For crits, I think it’s standard effort +ULTIMATE; I have maxed out that base effort in the case of a NAT 20, though against the PC, this gets deadly fast.


#15

What I see with this kind of rules, is the player will more choose to pass the enemies or negotiate. Like a old rpg we know, that a wizard begin with 1d4 HP.

Of course, that depend of what level of danger, and feeling you want to grant to your games.


#16

Some good options have been covered - here’s another way to do that.
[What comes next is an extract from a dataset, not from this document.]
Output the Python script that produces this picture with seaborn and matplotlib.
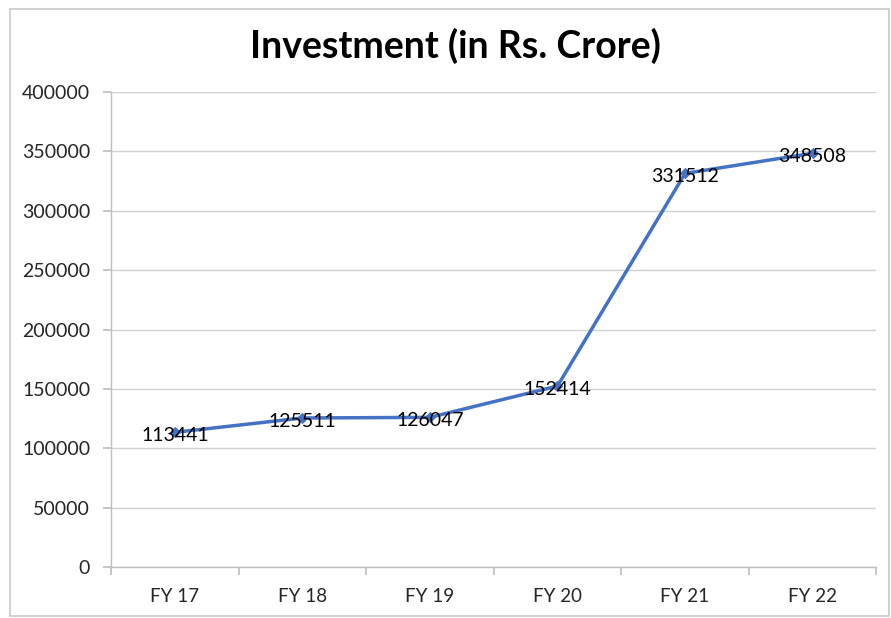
import matplotlib
matplotlib.use("Agg")
import matplotlib.pyplot as plt
import seaborn as sns
import pandas as pd
from matplotlib.patches import Rectangle

categories = ["FY 17", "FY 18", "FY 19", "FY 20", "FY 21", "FY 22"]
investment = [113441, 125511, 126047, 152414, 331512, 348508]

df = pd.DataFrame({"pos": list(range(len(categories))), "value": investment})

sns.set_theme(style="white")
plt.rcParams['font.family'] = ['Lato', 'DejaVu Sans']

fig = plt.figure(figsize=(8.91, 6.18), dpi=100)
ax = fig.add_axes([0.1246, 0.0825, 0.859, 0.7685])

sns.lineplot(data=df, x="pos", y="value", ax=ax, color="#4472C4", linewidth=2.5,
             marker="D", markersize=5, markeredgecolor="#4472C4")

for x, y in zip(df["pos"], df["value"]):
    ax.text(x, y - 3000, f"{y}", ha="center", va="center", fontsize=14, color="black")

ax.set_xlim(-0.5, len(categories) - 0.5)
ax.set_ylim(0, 400000)
ax.set_yticks(range(0, 400001, 50000))
ax.set_yticklabels([str(v) for v in range(0, 400001, 50000)], fontsize=14)
ax.set_xticks([i - 0.5 for i in range(len(categories) + 1)])
ax.set_xticklabels([])
ax.set_xticks(range(len(categories)), minor=True)
ax.set_xticklabels(categories, minor=True, fontsize=13.5)
ax.tick_params(axis="x", which="major", length=6, color="#bfbfbf", direction="out", bottom=True)
ax.tick_params(axis="x", which="minor", length=0, pad=15, bottom=True)
ax.tick_params(axis="y", length=6, color="#bfbfbf", direction="out", left=True, pad=9)
ax.grid(axis="y", color="#d0d0d0", linewidth=1)
ax.set_axisbelow(True)
for s in ["top", "right"]:
    ax.spines[s].set_visible(False)
for s in ["left", "bottom"]:
    ax.spines[s].set_color("#bfbfbf")
    ax.spines[s].set_linewidth(1)
ax.set_xlabel("")
ax.set_ylabel("")

fig.text(0.511, 0.925, "Investment (in Rs. Crore)", ha="center", va="center",
         fontsize=27, fontweight="bold", color="black")

fig.patches.append(Rectangle((0.011, 0.003), 0.987, 0.983, transform=fig.transFigure,
                             fill=False, edgecolor="#c8c8c8", linewidth=1.2))

fig.savefig("out.png", dpi=100)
You get the big crit at the perfect time - but then roll two 1’s. Snake eyes on this big moment.

Feels kind of flat…

Just started trying this and must say it works pretty well. The idea came from the The Way of the Ming Vase here https://friendorfoe.com/d/Old%20School%20Primer.pdf

Instead of relying on big damage to be the “thing” give them a benefit - especially if you get low damage numbers. Benefits can be, “Blood/Mud/Crud flies into the eyes of the bad guy behind them - they aren’t getting a turn this round” or “You disarmed them and flung their weapon away” or “They got knocked into a bad position they’ll roll hard to hit this or next round” something along those lines.

My two drachma,
Deathbare


#17

A common homebrew rule I use for games that can have critical hits is max out the base dice before the critical hit/roll bonus takes effect.

Example: roll critical on spell do 10 + Ultimate effort


#18

That, and you can decide to have baddies crit with a straight roll.


#19

You could also swap a D12 for 2d6.


#20

Lots of good ideas here. I use Khan’s Hero Cards instead of Coins and if I hand them out for “poor” ultimate rolls they might sometimes even want to roll poorly haha.

The auto max effort concept is a pretty no-brainer one for me. Makes rolling a nat20 even more worth it. Although an alternate Mastery system (with bonus abilities at 10, 15, and 20 nat20s) also works as well. So even if they roll ULT1 then they at least are making forward progress towards a Mastery.

Not quite related to low effort rolls, I do enjoy systems like Mouseguard that reward players for failure. ICRPG had roll EASY if previously failed and that’s cool but I love that in order to level up a skill in Mouseguard you are required to fail. Maybe I can figure out a way to work that concept into ICRPG as well.

Maybe just keeping track of failures per stat?